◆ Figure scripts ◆
....
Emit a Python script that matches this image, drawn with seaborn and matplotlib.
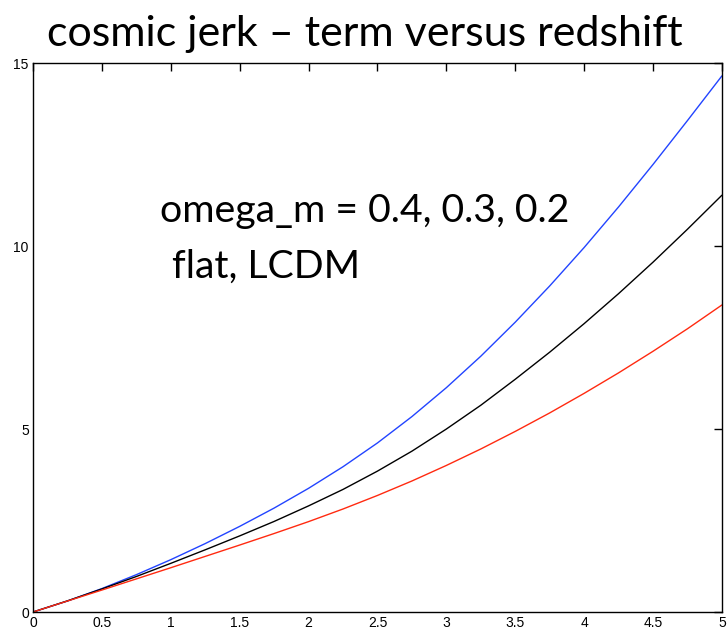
import numpy as np
import pandas as pd
import matplotlib
matplotlib.use("Agg")
import matplotlib.pyplot as plt
import seaborn as sns

# redshift grid and jerk term for three matter densities (flat LCDM)
redshift = [0.0, 0.25, 0.5, 0.75, 1.0, 1.25, 1.5, 1.75, 2.0, 2.25, 2.5,
            2.75, 3.0, 3.25, 3.5, 3.75, 4.0, 4.25, 4.5, 4.75, 5.0]
jerk_om04 = [0.0, 0.30, 0.64, 1.02, 1.43, 1.87, 2.34, 2.84, 3.38, 3.97, 4.62,
             5.34, 6.13, 6.99, 7.92, 8.91, 9.96, 11.07, 12.23, 13.43, 14.65]
jerk_om03 = [0.0, 0.305, 0.63, 0.97, 1.33, 1.70, 2.08, 2.475, 2.90, 3.35, 3.85,
             4.395, 5.00, 5.65, 6.36, 7.10, 7.88, 8.70, 9.56, 10.46, 11.39]
jerk_om02 = [0.0, 0.30, 0.60, 0.905, 1.21, 1.52, 1.83, 2.145, 2.47, 2.815, 3.185,
             3.58, 4.005, 4.455, 4.935, 5.44, 5.975, 6.535, 7.125, 7.74, 8.39]
omega_labels = ["0.4", "0.3", "0.2"]
line_colors = ["#2244ff", "#000000", "#ff2a10"]

xticks = [0, 0.5, 1, 1.5, 2, 2.5, 3, 3.5, 4, 4.5, 5]
xtick_labels = ["0", "0.5", "1", "1.5", "2", "2.5", "3", "3.5", "4", "4.5", "5"]
yticks = [0, 5, 10, 15]
ytick_labels = ["0", "5", "10", "15"]

df = pd.DataFrame({
    "z": redshift * 3,
    "jerk": jerk_om04 + jerk_om03 + jerk_om02,
    "omega_m": [omega_labels[0]] * len(redshift)
    + [omega_labels[1]] * len(redshift)
    + [omega_labels[2]] * len(redshift),
})

sns.set_style("white")
plt.rcParams["font.family"] = ["Liberation Sans Narrow", "Liberation Sans", "DejaVu Sans"]

fig = plt.figure(figsize=(7.27, 6.31), dpi=100)
ax = fig.add_axes([0.0454, 0.0301, 0.9476, 0.8699])

sns.lineplot(data=df, x="z", y="jerk", hue="omega_m",
             palette=dict(zip(omega_labels, line_colors)),
             linewidth=1.0, legend=False, ax=ax)

ax.set_xlim(0, 5)
ax.set_ylim(0, 15)
ax.set_xticks(xticks)
ax.set_xticklabels(xtick_labels)
ax.set_yticks(yticks)
ax.set_yticklabels(ytick_labels)
ax.set_xlabel("")
ax.set_ylabel("")
ax.tick_params(direction="in", length=6, width=1, top=True, right=True,
               labelsize=10, pad=3, colors="black")
for spine in ax.spines.values():
    spine.set_visible(True)
    spine.set_color("black")
    spine.set_linewidth(1.0)

fig.text(0.502, 1 - 46 / 631, "cosmic jerk \u2013 term versus redshift",
         ha="center", va="baseline", fontsize=31, family="Lato", color="black")
fig.text(160 / 727, 1 - 222 / 631, "omega_m = 0.4, 0.3, 0.2",
         ha="left", va="baseline", fontsize=28.3, family="Lato", color="black")
fig.text(172 / 727, 1 - 278 / 631, "flat, LCDM",
         ha="left", va="baseline", fontsize=28.3, family="Lato", color="black")

fig.savefig("out.png", dpi=100)
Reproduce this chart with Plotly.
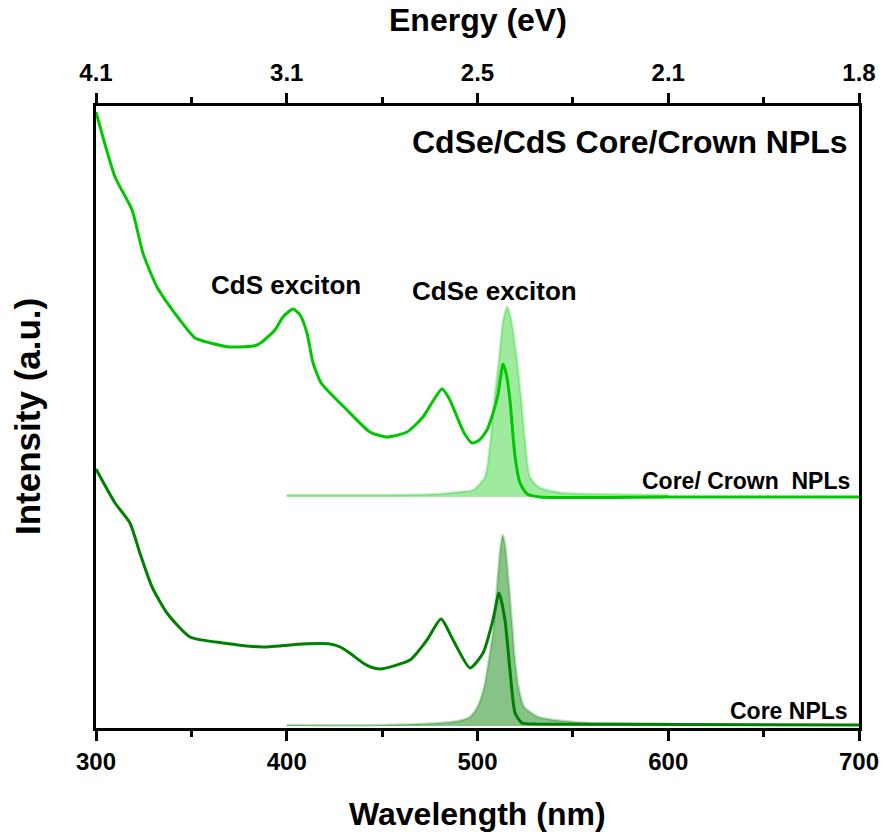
....
All lines in the data that contain the word "with" should be copied.

Emit a Python script that matches this image, drawn with seaborn and matplotlib.
Reproduce this chart with Plotly.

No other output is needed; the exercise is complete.